Omit the images, then output each of the records below exactly.

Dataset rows
——
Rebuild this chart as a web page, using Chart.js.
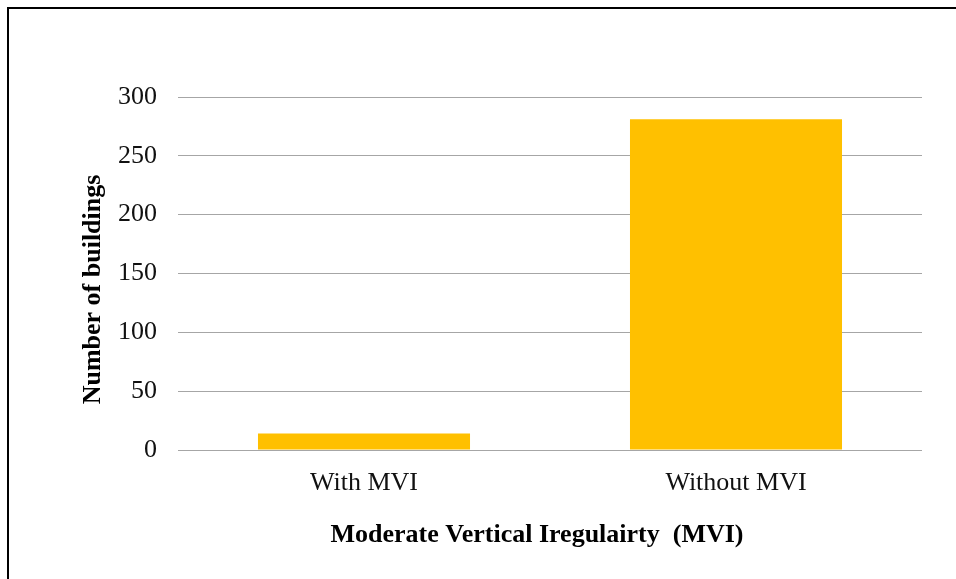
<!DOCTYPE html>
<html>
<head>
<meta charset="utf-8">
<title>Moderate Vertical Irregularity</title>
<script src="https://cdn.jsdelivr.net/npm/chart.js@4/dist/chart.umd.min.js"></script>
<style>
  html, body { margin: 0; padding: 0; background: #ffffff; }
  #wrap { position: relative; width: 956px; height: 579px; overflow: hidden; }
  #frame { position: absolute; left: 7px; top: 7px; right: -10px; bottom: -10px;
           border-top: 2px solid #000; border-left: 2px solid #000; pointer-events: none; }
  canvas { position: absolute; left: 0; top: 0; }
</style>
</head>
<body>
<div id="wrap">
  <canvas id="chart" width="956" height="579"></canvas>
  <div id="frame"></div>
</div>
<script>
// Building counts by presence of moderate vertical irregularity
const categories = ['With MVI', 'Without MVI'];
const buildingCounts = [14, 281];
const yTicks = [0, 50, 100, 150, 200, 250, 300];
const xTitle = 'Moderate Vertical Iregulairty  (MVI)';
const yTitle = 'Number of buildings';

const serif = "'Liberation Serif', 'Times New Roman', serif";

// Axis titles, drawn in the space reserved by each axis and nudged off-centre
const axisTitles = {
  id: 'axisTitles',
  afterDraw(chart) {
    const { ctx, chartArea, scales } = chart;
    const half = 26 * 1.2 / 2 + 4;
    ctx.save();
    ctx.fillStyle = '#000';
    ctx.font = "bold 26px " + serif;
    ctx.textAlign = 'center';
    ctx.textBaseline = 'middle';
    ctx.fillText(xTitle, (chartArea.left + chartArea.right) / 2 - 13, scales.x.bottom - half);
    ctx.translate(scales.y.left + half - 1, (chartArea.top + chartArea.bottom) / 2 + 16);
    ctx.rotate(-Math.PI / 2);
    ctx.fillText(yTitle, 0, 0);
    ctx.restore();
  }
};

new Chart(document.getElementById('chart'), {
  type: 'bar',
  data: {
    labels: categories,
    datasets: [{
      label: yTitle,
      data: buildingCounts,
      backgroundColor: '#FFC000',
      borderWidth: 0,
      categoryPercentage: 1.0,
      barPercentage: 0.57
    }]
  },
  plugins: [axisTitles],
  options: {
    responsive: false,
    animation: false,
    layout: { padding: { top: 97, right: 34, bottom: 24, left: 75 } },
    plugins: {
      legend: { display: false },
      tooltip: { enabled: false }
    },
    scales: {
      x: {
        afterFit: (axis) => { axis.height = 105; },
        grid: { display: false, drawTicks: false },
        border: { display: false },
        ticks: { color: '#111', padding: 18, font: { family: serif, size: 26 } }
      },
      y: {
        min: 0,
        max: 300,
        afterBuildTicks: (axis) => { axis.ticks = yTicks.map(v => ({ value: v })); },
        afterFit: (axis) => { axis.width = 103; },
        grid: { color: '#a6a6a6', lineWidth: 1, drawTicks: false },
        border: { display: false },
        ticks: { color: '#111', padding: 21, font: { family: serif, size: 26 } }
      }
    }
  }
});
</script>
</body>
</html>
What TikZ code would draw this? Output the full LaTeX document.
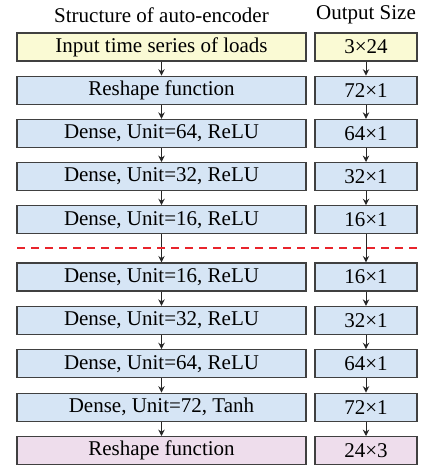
——
**EXERCISE ANSWER**
Rebuild this chart as a web page, using Chart.js.
<!DOCTYPE html>
<html>
<head>
<meta charset="utf-8">
<title>Moderate Vertical Irregularity</title>
<script src="https://cdn.jsdelivr.net/npm/chart.js@4/dist/chart.umd.min.js"></script>
<style>
  html, body { margin: 0; padding: 0; background: #ffffff; }
  #wrap { position: relative; width: 956px; height: 579px; overflow: hidden; }
  #frame { position: absolute; left: 7px; top: 7px; right: -10px; bottom: -10px;
           border-top: 2px solid #000; border-left: 2px solid #000; pointer-events: none; }
  canvas { position: absolute; left: 0; top: 0; }
</style>
</head>
<body>
<div id="wrap">
  <canvas id="chart" width="956" height="579"></canvas>
  <div id="frame"></div>
</div>
<script>
// Building counts by presence of moderate vertical irregularity
const categories = ['With MVI', 'Without MVI'];
const buildingCounts = [14, 281];
const yTicks = [0, 50, 100, 150, 200, 250, 300];
const xTitle = 'Moderate Vertical Iregulairty  (MVI)';
const yTitle = 'Number of buildings';

const serif = "'Liberation Serif', 'Times New Roman', serif";

// Axis titles, drawn in the space reserved by each axis and nudged off-centre
const axisTitles = {
  id: 'axisTitles',
  afterDraw(chart) {
    const { ctx, chartArea, scales } = chart;
    const half = 26 * 1.2 / 2 + 4;
    ctx.save();
    ctx.fillStyle = '#000';
    ctx.font = "bold 26px " + serif;
    ctx.textAlign = 'center';
    ctx.textBaseline = 'middle';
    ctx.fillText(xTitle, (chartArea.left + chartArea.right) / 2 - 13, scales.x.bottom - half);
    ctx.translate(scales.y.left + half - 1, (chartArea.top + chartArea.bottom) / 2 + 16);
    ctx.rotate(-Math.PI / 2);
    ctx.fillText(yTitle, 0, 0);
    ctx.restore();
  }
};

new Chart(document.getElementById('chart'), {
  type: 'bar',
  data: {
    labels: categories,
    datasets: [{
      label: yTitle,
      data: buildingCounts,
      backgroundColor: '#FFC000',
      borderWidth: 0,
      categoryPercentage: 1.0,
      barPercentage: 0.57
    }]
  },
  plugins: [axisTitles],
  options: {
    responsive: false,
    animation: false,
    layout: { padding: { top: 97, right: 34, bottom: 24, left: 75 } },
    plugins: {
      legend: { display: false },
      tooltip: { enabled: false }
    },
    scales: {
      x: {
        afterFit: (axis) => { axis.height = 105; },
        grid: { display: false, drawTicks: false },
        border: { display: false },
        ticks: { color: '#111', padding: 18, font: { family: serif, size: 26 } }
      },
      y: {
        min: 0,
        max: 300,
        afterBuildTicks: (axis) => { axis.ticks = yTicks.map(v => ({ value: v })); },
        afterFit: (axis) => { axis.width = 103; },
        grid: { color: '#a6a6a6', lineWidth: 1, drawTicks: false },
        border: { display: false },
        ticks: { color: '#111', padding: 21, font: { family: serif, size: 26 } }
      }
    }
  }
});
</script>
</body>
</html>
What TikZ code would draw this? Output the full LaTeX document.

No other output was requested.